Augmented, virtual and mixed reality experiences (AR/VR/MR) are currently increasing in popularity, as it enables users to navigate in multisensory 3D media experiences. The interest of capturing the real world in multiple dimensions and presenting it to the user has never been higher. However, such technology requires enormous amounts of data, so it is necessary to improve compression quality and signal processing.
How does AR/VR/MR work?
To create a 3D scene, volumetric visual data is used to describe the geometry of the scene and the objects it includes, and attributes such as color, opacity, etc. Temporal information is described by individual capture instances (think frames in 2D), or other means (position of an object as a function of time e.g.).
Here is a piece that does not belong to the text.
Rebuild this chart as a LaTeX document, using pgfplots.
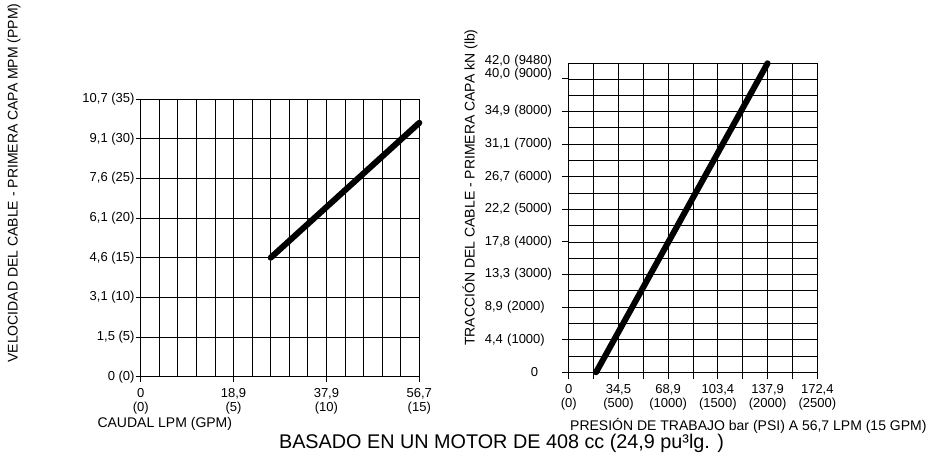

What is Point Cloud Compression?
Volumetric visual data is typically computer-generated or is captured from the real world. Point cloud is a common representation format for this data, the other being polygonal mesh. Point Cloud Compression (PCC) is thus the way of compressing volumetric visual data.
A point cloud is a set of individual 3D points, each point having a 3D position but also being able to contain some other attributes such as color, surface normal, etc. Point clouds are more flexible than polygonal mesh when representing non-manifold geometry and could be processed in real-time.
3D point cloud data can be applied to many fields, such as cultural heritage, immersive videos, navigation, etc. Due to the wide range of applications, the MPEG PCC standardization activity had to generate three categories of point cloud test data: static (many details, millions to billions of points, colors), dynamic (less point locations, with temporal information) and dynamically acquired ( millions to billions of points, colors, surface normal and reflectance properties attributes).
The standard we are currently developing is a point cloud comprising a list of 3 points coordinate (x, y, z) along with reflectance and RGB attributes associated with each point.
What is MPEG?
MPEG, short for Moving Picture Experts Group, is one of the main standardization groups dealing with multimedia. Its goal is to build an open standard for compactly representing 3D point clouds.
Short story
In 2014, the MPEG 3D Graphics Coding group (3DG) started to study how to adapt their tools to advanced immersive applications. However, the standards developed by the 3DG were made for computer animated content, which usualy deals with sparse geometric content and a limited amount of noise, whereas in real-time systems, point clouds are dense and noise can’t be ignored. Consequently, these standards were not suited for the situation, hence the need to find other standards.
nA call for proposals (CfP), developed in close cooperation with stakeholders (major mobile devices manufacturers, leading startups, etc.), was published in January 2017.
After the results, three different technologies were chosen as test models for the three different categories targeted:
- LIDAR point cloud compression (L-PCC) for dynamically acquired data
- Surface point cloud compression for (S-PCC) for static point cloud data
- Video-based point cloud compression (V-PCC) for dynamic content
The final standard is to be published early 2020 and will consist in two classes of solutions.
- Video-based, equivalent to V-PCC, appropriate for point sets with a relatively uniform distribution of points.
- Geometry-based (G-PCC), equivalent to the combination of L-PCC and S-PCC, appropriate for more sparse distributions.